Facing a potential backlash from major aid donors, Uganda’s president has attempted to distance his government from legislative efforts to reintroduce a bill that would make consensual same-sex acts punishable by the death penalty and criminalize “promotion and recruitment” of homosexuality. The so-called “Kill the Gays” bill previously promoted by government officials would greatly expand the punishment of homosexuality under Ugandan law. The proposed bill is a more draconian version of a law struck down in 2014 by Uganda’s Constitutional Court after Parliamentary leaders had illegally secured passage of the bill in a vote conducted without a quorum.

On October 10, 2019, Uganda’s Ethics and Integrity Minister Simon Lokodo, had announced plans to adopt the anti-gay measure within weeks to halt what he described as a rise in “unnatural sex” in the country. “Our current penal law is limited. It only criminalizes the act,” Lokodo said. “We want it made clear that anyone who is even involved in promotion and recruitment has to be criminalized. Those that do grave acts will be given the death sentence.” President Yoweri Museveni initially expressed support for the bill and Lokodo said the administration had “mobilized [members of Parliament] in big numbers.” However, after international aid donors including the European Union, the United States, the World Bank, and the Global Fund said they were “monitoring” the legislation and expressed support for the rights of LGBTQ people, Museveni’s government retreated.
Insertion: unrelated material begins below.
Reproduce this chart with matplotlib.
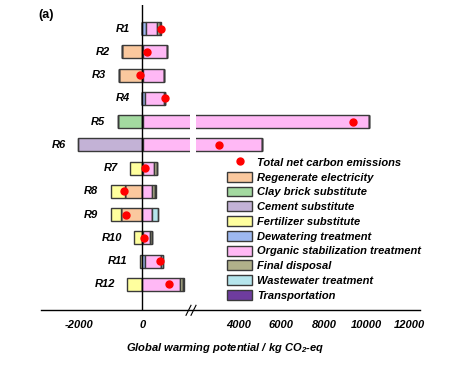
import numpy as np
import matplotlib
matplotlib.use("Agg")
import matplotlib.pyplot as plt
from matplotlib.lines import Line2D
from matplotlib.patches import Patch

plt.rcParams['font.family'] = ['Liberation Sans', 'DejaVu Sans']
plt.rcParams['font.weight'] = 'bold'
plt.rcParams['font.style'] = 'italic'
plt.rcParams['font.size'] = 8
plt.rcParams['mathtext.default'] = 'regular'
plt.rcParams['axes.unicode_minus'] = False

# --- data (kg CO2-eq), rows R1..R12 ---
rows = ["R1", "R2", "R3", "R4", "R5", "R6", "R7", "R8", "R9", "R10", "R11", "R12"]

# negative parts (stacked leftwards from 0, in this order)
regen = [0, -640, -745, 0, 0, 0, 0, -545, -690, 0, 0, 0]
clay = [0, 0, 0, 0, -775, 0, 0, 0, 0, 0, 0, 0]
cement = [0, 0, 0, 0, 0, -2030, 0, 0, 0, 0, 0, 0]
fert = [0, 0, 0, 0, 0, 0, -380, -460, -315, -255, -90, -475]

# positive parts (stacked rightwards from 0, in this order)
dewater = [100, 30, 20, 70, 30, 30, 30, 0, 0, 20, 70, 0]
organic = [360, 745, 660, 610, 10090, 5090, 330, 290, 310, 205, 510, 1180]
disposal = [100, 0, 0, 20, 0, 0, 100, 110, 0, 75, 0, 90]
wastewater = [0, 0, 0, 0, 0, 0, 0, 0, 170, 0, 70, 0]
transport = [20, 0, 0, 0, 0, 0, 0, 20, 20, 0, 0, 30]

names = ["Regenerate electricity", "Clay brick substitute", "Cement substitute",
         "Fertilizer substitute", "Dewatering treatment", "Organic stabilization treatment",
         "Final disposal", "Wastewater treatment", "Transportation"]
colors = ["#FAC89E", "#A3D9A0", "#C3B2D6", "#FFFF9E", "#9DB8F0", "#FFB8F5",
          "#B0B08A", "#B5E5EC", "#6E3C9E"]

neg_parts = [regen, clay, cement, fert]
pos_parts = [dewater, organic, disposal, wastewater, transport]
neg_cols = colors[:4]
pos_cols = colors[4:]

net = np.sum(neg_parts, axis=0) + np.sum(pos_parts, axis=0)
y = np.arange(len(rows))

fig = plt.figure(figsize=(4.58, 3.68), dpi=100)
W, H = 458, 368
bot = (H - 310.3) / H
top = (H - 5) / H
axL = fig.add_axes([41 / W, bot, (190 - 41) / W, top - bot])
axR = fig.add_axes([195.7 / W, bot, (420 - 195.7) / W, top - bot])

ec = "#3a3a3a"
bh = 0.56
for ax in (axL, axR):
    left = np.zeros(len(rows))
    for vals, c in zip(neg_parts, neg_cols):
        v = np.array(vals, dtype=float)
        ax.barh(y, v, left=left, height=bh, color=c, edgecolor=ec, linewidth=1)
        left += v
    left = np.zeros(len(rows))
    for vals, c in zip(pos_parts, pos_cols):
        v = np.array(vals, dtype=float)
        ax.barh(y, v, left=left, height=bh, color=c, edgecolor=ec, linewidth=1)
        left += v
    ax.plot(net, y, "o", color="red", markersize=5, zorder=5, clip_on=True)
    ax.set_ylim(12.11, -1.01)
    ax.set_yticks([])
    for s in ax.spines.values():
        s.set_visible(False)
    ax.tick_params(axis="x", length=0, pad=7, labelsize=8)
    ax.patch.set_alpha(0)

axL.set_xlim(-3200, 1500)
axL.set_xticks([-2000, 0])
axR.set_xlim(2000, 12500)
axR.set_xticks([4000, 6000, 8000, 10000, 12000])
axL.axvline(0, color="black", linewidth=1, zorder=4)

# row labels next to the left end of each bar
lows = np.minimum(np.sum(neg_parts, axis=0), 0)
for yi, lab, lo in zip(y, rows, lows):
    axL.annotate(lab, xy=(lo, yi), xytext=(-9, 0), textcoords="offset points",
                 ha="right", va="center", fontsize=8)

# continuous bottom axis line with break marks
fig.add_artist(Line2D([41 / W, 420 / W], [bot, bot], color="black", linewidth=1))
for dx in (0, 5):
    x0 = (186 + dx) / W
    fig.add_artist(Line2D([x0, x0 + 5 / W], [bot - 5 / H, bot + 5 / H],
                          color="black", linewidth=0.8))

fig.text(126 / W, 1 - 348 / H, "Global warming potential / kg CO$_2$-eq",
         ha="left", va="center", fontsize=8)
fig.text(38 / W, 1 - 15 / H, "(a)", ha="left", va="center", fontsize=9, style="normal")

handles = [Line2D([], [], marker="o", color="red", linestyle="none", markersize=5)]
handles += [Patch(facecolor=c, edgecolor=ec, linewidth=1) for c in colors]
labels = ["Total net carbon emissions"] + names
fig.legend(handles, labels, loc="upper left", bbox_to_anchor=(227 / W, 1 - 157 / H),
           frameon=False, borderpad=0, borderaxespad=0, handlelength=2.25,
           handletextpad=0.45, handleheight=1.0, labelspacing=0.36, fontsize=8)

fig.savefig("out.png", dpi=100)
Use of the death penalty as a tool of anti-gay discrimination has raised global human rights concerns. In October 2017, the United Nations Human Rights Council adopted a resolution condemning the use of the death penalty for apostasy, blasphemy, adultery, and consensual same-sex relations. In March 2019, the Kingdom of Brunei decreed that adultery and homosexual sex were criminal acts punishable by death by stoning, but it backed down from the measure after a significant international backlash. On November 3, South Dakota plans to execute Charles Rhines despite evidence that jurors considered his homosexuality during their deliberations and some voted to sentence him to death because imposing a life sentence in an all-male prison “would be sending him where he wants to go.”

A spokesperson for President Museveni told Reuters on October 14 that the government had “no plans … to introduce a law like that.” “We have the penal code that already handles issues of unnatural sexual behavior so there is no law coming up,” senior press secretary Don Wanyama said.

LGBTQ activists and human rights groups raised concerns that the legislation would increase hate crimes against the LGBTQ community. Human Rights Watch linked the October 4 murder of an employee of a legal aid organization that supported LGBTQ people to the hysteria surrounding the “Kill the Gays” bill. “In the wake of the horrific murder of Brian Wasswa, the Ugandan government should be making it crystal clear that violence is never acceptable, regardless of one’s sexual orientation or gender identity,” Human Rights Watch Africa researcher Oryem Nyeko said. “Instead, a government minister charged with ethics and integrity is threatening to have gay people killed at the hands of the state.”

“Bringing back anti-gay legislation would invariably lead to a spike in discrimination and atrocities,” said Zahra Mohamed of the Toronto-based charity Stephen Lewis Foundation. Pepe Julian Onziema of Sexual Minorities Uganda, which is an alliance of LGBTQ organizations, said, “When the law was introduced last time, it whipped up homophobic sentiment and hate crimes. Hundreds of LGBT+ people have been forced to leave the country as refugees and more will follow if this law is enacted. It will criminalize us from even advocated (sic) for LGBT+ rights, let alone supporting and protecting sexual minorities.”

According to Onziema, three gay men and a transgender woman were killed in anti-LGBTQ hate crimes this year. “Violence against us has escalated in recent months, countless community members have fled, and I fear it will only get worse,” said Kasha Jacquelin Nabagesera, founder of the Uganda LGBT Community, an advocacy group. “We urgently need support from the international community if we are to stand up against the witch hunt being launched against us.”

Foreign governments have criticized the measure, and in 2014, several countries and the World Bank cut aid to Uganda in response to the original version of the bill. Sweden, Norway, Denmark, and the Netherlands suspended or redirected aid in 2014, and the U.S. reduced aid, imposed visa restrictions, and cancelled planned military exercises. Prior to the president’s statement that that the bill would not go forward, Lokodo had said his country was prepared for a possible backlash. “It is a concern,” he said. “But we are ready. We don’t like blackmailing. Much as we know that this is going to irritate our supporters in budget and governance, we can’t just bend our heads and bow before people who want to impose a culture which is foreign to us.”

The U.S. government has condemned the proposed legislation. A State Department spokesperson told the Washington Blade that the “U.S. government firmly opposes criminalization of LGBTI individuals,” and “stands with Uganda’s LGBTI community and Ugandans of all backgrounds and beliefs to defend the dignity of all citizens.”